▸ INSTRUCTIONS FOR THE TASK
Write the data out again exactly, with no pictures.

▸ SUPPLIED INFORMATION
◇ ◇ ◇
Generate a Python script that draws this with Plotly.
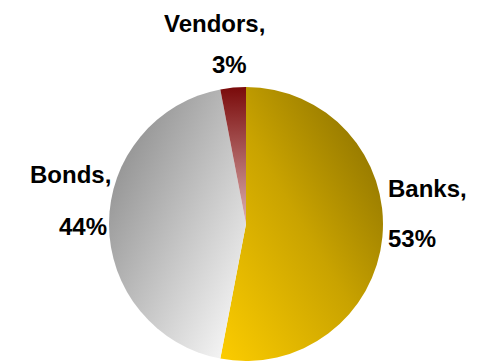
import json
import plotly.graph_objects as go

# Funding sources (share of total, %)
categories = ["Banks", "Bonds", "Vendors"]
shares = [53, 44, 3]

# Flat fallback colours and the linear shading applied to each slice
base_colors = ["#c8a000", "#c4c4c4", "#a04848"]
shading = [
    {"id": "shadeBanks", "vec": [0, 1, 1, 0], "stops": ["#fccc00", "#c9a300", "#806800"]},
    {"id": "shadeBonds", "vec": [0, 0, 1, 1], "stops": ["#808080", "#ffffff"]},
    {"id": "shadeVendors", "vec": [0, 0, 0, 1], "stops": ["#7a0a0a", "#dcb0b0"]},
]

W, H = 477, 361
cx, r = 246, 137

fig = go.Figure(
    go.Pie(
        labels=categories,
        values=shares,
        sort=False,
        direction="clockwise",
        rotation=0,
        textinfo="none",
        hoverinfo="label+percent",
        marker=dict(colors=base_colors, line=dict(width=0)),
        domain=dict(x=[(cx - r) / W, (cx + r) / W], y=[0, 2 * r / H]),
        showlegend=False,
    )
)

# Two-line labels: "<name>," and "<percent>"
total = sum(shares)
label_font = dict(family="Liberation Sans, Arial, sans-serif", size=24, color="#000000")
# (name line x, name line y, pct line x, pct line y, anchor) in pixels from top-left
label_spots = [
    (386, 188.5, 386, 238.5, "left"),
    (70, 174.5, 83, 226, "center"),
    (214, 23.5, 229.5, 64.5, "center"),
]
for name, val, (nx, ny, px, py, anc) in zip(categories, shares, label_spots):
    pct = f"{round(val / total * 100)}%"
    for text, x, y in ((f"<b>{name},</b>", nx, ny), (f"<b>{pct}</b>", px, py)):
        fig.add_annotation(
            x=x / W, y=(H - y) / H, xref="paper", yref="paper",
            text=text, showarrow=False, xanchor=anc, yanchor="middle",
            font=label_font,
        )

fig.update_layout(
    width=W, height=H,
    margin=dict(l=0, r=0, t=0, b=0),
    paper_bgcolor="#ffffff",
    plot_bgcolor="#ffffff",
)

# Swap the flat slice fills for linear gradients once the plot is drawn
shade_js = """
var gd = document.getElementById('{plot_id}');
var svg = gd.querySelector('svg.main-svg');
var ns = 'http://www.w3.org/2000/svg';
var defs = svg.querySelector('defs');
if (!defs) { defs = document.createElementNS(ns, 'defs'); svg.insertBefore(defs, svg.firstChild); }
var specs = SPECS;
specs.forEach(function (s) {
  var g = document.createElementNS(ns, 'linearGradient');
  g.setAttribute('id', s.id);
  g.setAttribute('x1', s.vec[0]); g.setAttribute('y1', s.vec[1]);
  g.setAttribute('x2', s.vec[2]); g.setAttribute('y2', s.vec[3]);
  s.stops.forEach(function (c, k) {
    var st = document.createElementNS(ns, 'stop');
    st.setAttribute('offset', k / (s.stops.length - 1));
    st.setAttribute('stop-color', c);
    g.appendChild(st);
  });
  defs.appendChild(g);
});
var paths = gd.querySelectorAll('g.slice path.surface');
paths.forEach(function (p, i) { if (specs[i]) { p.style.fill = 'url(#' + specs[i].id + ')'; } });
""".replace("SPECS", json.dumps(shading))

fig.write_html("out.html", post_script=shade_js)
◇ ◇ ◇
▸ RESULT OF THIS TASK
Generate a Python script that draws this with Plotly.
import json
import plotly.graph_objects as go

# Funding sources (share of total, %)
categories = ["Banks", "Bonds", "Vendors"]
shares = [53, 44, 3]

# Flat fallback colours and the linear shading applied to each slice
base_colors = ["#c8a000", "#c4c4c4", "#a04848"]
shading = [
    {"id": "shadeBanks", "vec": [0, 1, 1, 0], "stops": ["#fccc00", "#c9a300", "#806800"]},
    {"id": "shadeBonds", "vec": [0, 0, 1, 1], "stops": ["#808080", "#ffffff"]},
    {"id": "shadeVendors", "vec": [0, 0, 0, 1], "stops": ["#7a0a0a", "#dcb0b0"]},
]

W, H = 477, 361
cx, r = 246, 137

fig = go.Figure(
    go.Pie(
        labels=categories,
        values=shares,
        sort=False,
        direction="clockwise",
        rotation=0,
        textinfo="none",
        hoverinfo="label+percent",
        marker=dict(colors=base_colors, line=dict(width=0)),
        domain=dict(x=[(cx - r) / W, (cx + r) / W], y=[0, 2 * r / H]),
        showlegend=False,
    )
)

# Two-line labels: "<name>," and "<percent>"
total = sum(shares)
label_font = dict(family="Liberation Sans, Arial, sans-serif", size=24, color="#000000")
# (name line x, name line y, pct line x, pct line y, anchor) in pixels from top-left
label_spots = [
    (386, 188.5, 386, 238.5, "left"),
    (70, 174.5, 83, 226, "center"),
    (214, 23.5, 229.5, 64.5, "center"),
]
for name, val, (nx, ny, px, py, anc) in zip(categories, shares, label_spots):
    pct = f"{round(val / total * 100)}%"
    for text, x, y in ((f"<b>{name},</b>", nx, ny), (f"<b>{pct}</b>", px, py)):
        fig.add_annotation(
            x=x / W, y=(H - y) / H, xref="paper", yref="paper",
            text=text, showarrow=False, xanchor=anc, yanchor="middle",
            font=label_font,
        )

fig.update_layout(
    width=W, height=H,
    margin=dict(l=0, r=0, t=0, b=0),
    paper_bgcolor="#ffffff",
    plot_bgcolor="#ffffff",
)

# Swap the flat slice fills for linear gradients once the plot is drawn
shade_js = """
var gd = document.getElementById('{plot_id}');
var svg = gd.querySelector('svg.main-svg');
var ns = 'http://www.w3.org/2000/svg';
var defs = svg.querySelector('defs');
if (!defs) { defs = document.createElementNS(ns, 'defs'); svg.insertBefore(defs, svg.firstChild); }
var specs = SPECS;
specs.forEach(function (s) {
  var g = document.createElementNS(ns, 'linearGradient');
  g.setAttribute('id', s.id);
  g.setAttribute('x1', s.vec[0]); g.setAttribute('y1', s.vec[1]);
  g.setAttribute('x2', s.vec[2]); g.setAttribute('y2', s.vec[3]);
  s.stops.forEach(function (c, k) {
    var st = document.createElementNS(ns, 'stop');
    st.setAttribute('offset', k / (s.stops.length - 1));
    st.setAttribute('stop-color', c);
    g.appendChild(st);
  });
  defs.appendChild(g);
});
var paths = gd.querySelectorAll('g.slice path.surface');
paths.forEach(function (p, i) { if (specs[i]) { p.style.fill = 'url(#' + specs[i].id + ')'; } });
""".replace("SPECS", json.dumps(shading))

fig.write_html("out.html", post_script=shade_js)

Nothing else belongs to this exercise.